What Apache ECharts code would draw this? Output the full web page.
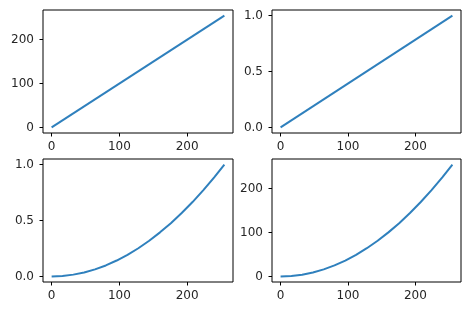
<!DOCTYPE html>
<html>
<head>
<meta charset="utf-8">
<script src="https://cdn.jsdelivr.net/npm/echarts@6/dist/echarts.min.js"></script>
<style>html,body{margin:0;padding:0;background:#fff}#c{width:470px;height:311px}</style>
</head>
<body>
<div id="c"></div>
<script>
// Data
var xLinear = [0, 255];
var yLinear255 = [0, 255];
var yLinear1 = [0, 1.0];
var xCurve = [0, 16, 32, 48, 64, 80, 96, 112, 128, 144, 160, 176, 192, 208, 224, 240, 255];
var yCurve1 = [0, 0.004, 0.016, 0.035, 0.063, 0.098, 0.142, 0.193, 0.252, 0.319, 0.394, 0.476, 0.567, 0.665, 0.772, 0.886, 1.0];
var yCurve255 = [0, 1.0, 4.0, 9.0, 16.1, 25.1, 36.1, 49.2, 64.3, 81.3, 100.4, 121.4, 144.6, 169.6, 196.8, 225.9, 255];
var xTicks = [0, 100, 200];
var yTicks255 = [0, 100, 200];
var yTicks1 = [0, 0.5, 1.0];

function pairs(xs, ys) { return xs.map(function (x, i) { return [x, ys[i]]; }); }

var font = { fontFamily: 'DejaVu Sans', fontSize: 12, color: '#262626' };
var grids = [
  { left: 43, top: 10, width: 190, height: 123 },
  { left: 272, top: 10, width: 189, height: 123 },
  { left: 43, top: 159, width: 190, height: 123 },
  { left: 272, top: 159, width: 189, height: 123 }
].map(function (g) {
  return Object.assign({ show: true, borderColor: '#000', borderWidth: 1, backgroundColor: '#fff' }, g);
});

function xAxis(i) {
  return {
    gridIndex: i, type: 'value', min: -12.75, max: 267.75,
    axisLine: { show: false, onZero: false }, splitLine: { show: false },
    axisTick: { show: true, inside: false, length: 3.5, lineStyle: { color: '#000' }, customValues: xTicks },
    axisLabel: Object.assign({ margin: 8, customValues: xTicks }, font)
  };
}
function yAxis(i, unit) {
  var ticks = unit ? yTicks1 : yTicks255;
  var span = unit ? 1 : 255;
  return {
    gridIndex: i, type: 'value', min: -0.05 * span, max: 1.05 * span,
    axisLine: { show: false, onZero: false }, splitLine: { show: false },
    axisTick: { show: true, inside: false, length: 3.5, lineStyle: { color: '#000' }, customValues: ticks },
    axisLabel: Object.assign({ margin: 9, customValues: ticks,
      formatter: function (v) { return unit ? v.toFixed(1) : String(Math.round(v)); } }, font)
  };
}
function line(i, data) {
  return {
    type: 'line', xAxisIndex: i, yAxisIndex: i, data: data, showSymbol: false,
    smooth: false,
    lineStyle: { color: '#2f80bd', width: 2 }, animation: false
  };
}

var chart = echarts.init(document.getElementById('c'), null, { renderer: 'canvas' });
chart.setOption({
  animation: false,
  grid: grids,
  xAxis: [xAxis(0), xAxis(1), xAxis(2), xAxis(3)],
  yAxis: [yAxis(0, false), yAxis(1, true), yAxis(2, true), yAxis(3, false)],
  series: [
    line(0, pairs(xLinear, yLinear255)),
    line(1, pairs(xLinear, yLinear1)),
    line(2, pairs(xCurve, yCurve1)),
    line(3, pairs(xCurve, yCurve255))
  ]
});
</script>
</body>
</html>
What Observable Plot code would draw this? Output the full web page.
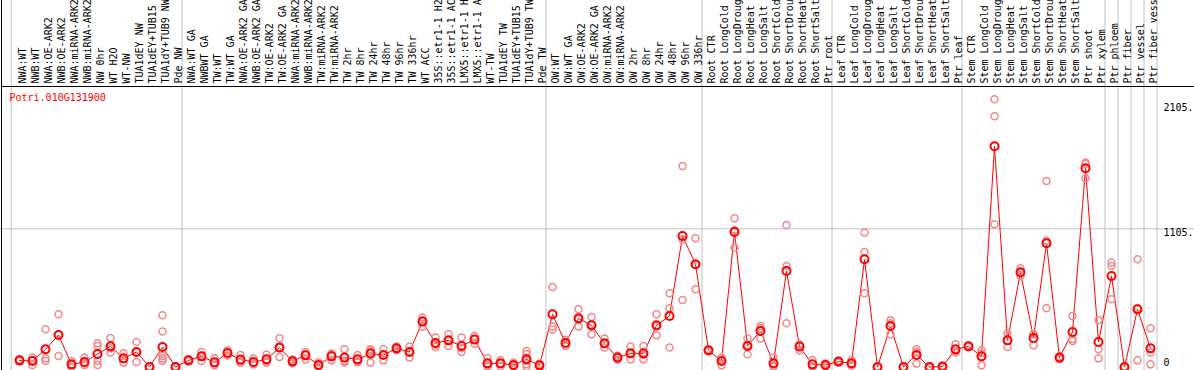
══════
What is asked:
Leave out the pictures and return every record word for word.

Output for this task:
What Apache ECharts code would draw this? Output the full web page.
<!DOCTYPE html>
<html>
<head>
<meta charset="utf-8">
<script src="https://cdn.jsdelivr.net/npm/echarts@6/dist/echarts.min.js"></script>
<style>html,body{margin:0;padding:0;background:#fff}#c{width:470px;height:311px}</style>
</head>
<body>
<div id="c"></div>
<script>
// Data
var xLinear = [0, 255];
var yLinear255 = [0, 255];
var yLinear1 = [0, 1.0];
var xCurve = [0, 16, 32, 48, 64, 80, 96, 112, 128, 144, 160, 176, 192, 208, 224, 240, 255];
var yCurve1 = [0, 0.004, 0.016, 0.035, 0.063, 0.098, 0.142, 0.193, 0.252, 0.319, 0.394, 0.476, 0.567, 0.665, 0.772, 0.886, 1.0];
var yCurve255 = [0, 1.0, 4.0, 9.0, 16.1, 25.1, 36.1, 49.2, 64.3, 81.3, 100.4, 121.4, 144.6, 169.6, 196.8, 225.9, 255];
var xTicks = [0, 100, 200];
var yTicks255 = [0, 100, 200];
var yTicks1 = [0, 0.5, 1.0];

function pairs(xs, ys) { return xs.map(function (x, i) { return [x, ys[i]]; }); }

var font = { fontFamily: 'DejaVu Sans', fontSize: 12, color: '#262626' };
var grids = [
  { left: 43, top: 10, width: 190, height: 123 },
  { left: 272, top: 10, width: 189, height: 123 },
  { left: 43, top: 159, width: 190, height: 123 },
  { left: 272, top: 159, width: 189, height: 123 }
].map(function (g) {
  return Object.assign({ show: true, borderColor: '#000', borderWidth: 1, backgroundColor: '#fff' }, g);
});

function xAxis(i) {
  return {
    gridIndex: i, type: 'value', min: -12.75, max: 267.75,
    axisLine: { show: false, onZero: false }, splitLine: { show: false },
    axisTick: { show: true, inside: false, length: 3.5, lineStyle: { color: '#000' }, customValues: xTicks },
    axisLabel: Object.assign({ margin: 8, customValues: xTicks }, font)
  };
}
function yAxis(i, unit) {
  var ticks = unit ? yTicks1 : yTicks255;
  var span = unit ? 1 : 255;
  return {
    gridIndex: i, type: 'value', min: -0.05 * span, max: 1.05 * span,
    axisLine: { show: false, onZero: false }, splitLine: { show: false },
    axisTick: { show: true, inside: false, length: 3.5, lineStyle: { color: '#000' }, customValues: ticks },
    axisLabel: Object.assign({ margin: 9, customValues: ticks,
      formatter: function (v) { return unit ? v.toFixed(1) : String(Math.round(v)); } }, font)
  };
}
function line(i, data) {
  return {
    type: 'line', xAxisIndex: i, yAxisIndex: i, data: data, showSymbol: false,
    smooth: false,
    lineStyle: { color: '#2f80bd', width: 2 }, animation: false
  };
}

var chart = echarts.init(document.getElementById('c'), null, { renderer: 'canvas' });
chart.setOption({
  animation: false,
  grid: grids,
  xAxis: [xAxis(0), xAxis(1), xAxis(2), xAxis(3)],
  yAxis: [yAxis(0, false), yAxis(1, true), yAxis(2, true), yAxis(3, false)],
  series: [
    line(0, pairs(xLinear, yLinear255)),
    line(1, pairs(xLinear, yLinear1)),
    line(2, pairs(xCurve, yCurve1)),
    line(3, pairs(xCurve, yCurve255))
  ]
});
</script>
</body>
</html>
What Observable Plot code would draw this? Output the full web page.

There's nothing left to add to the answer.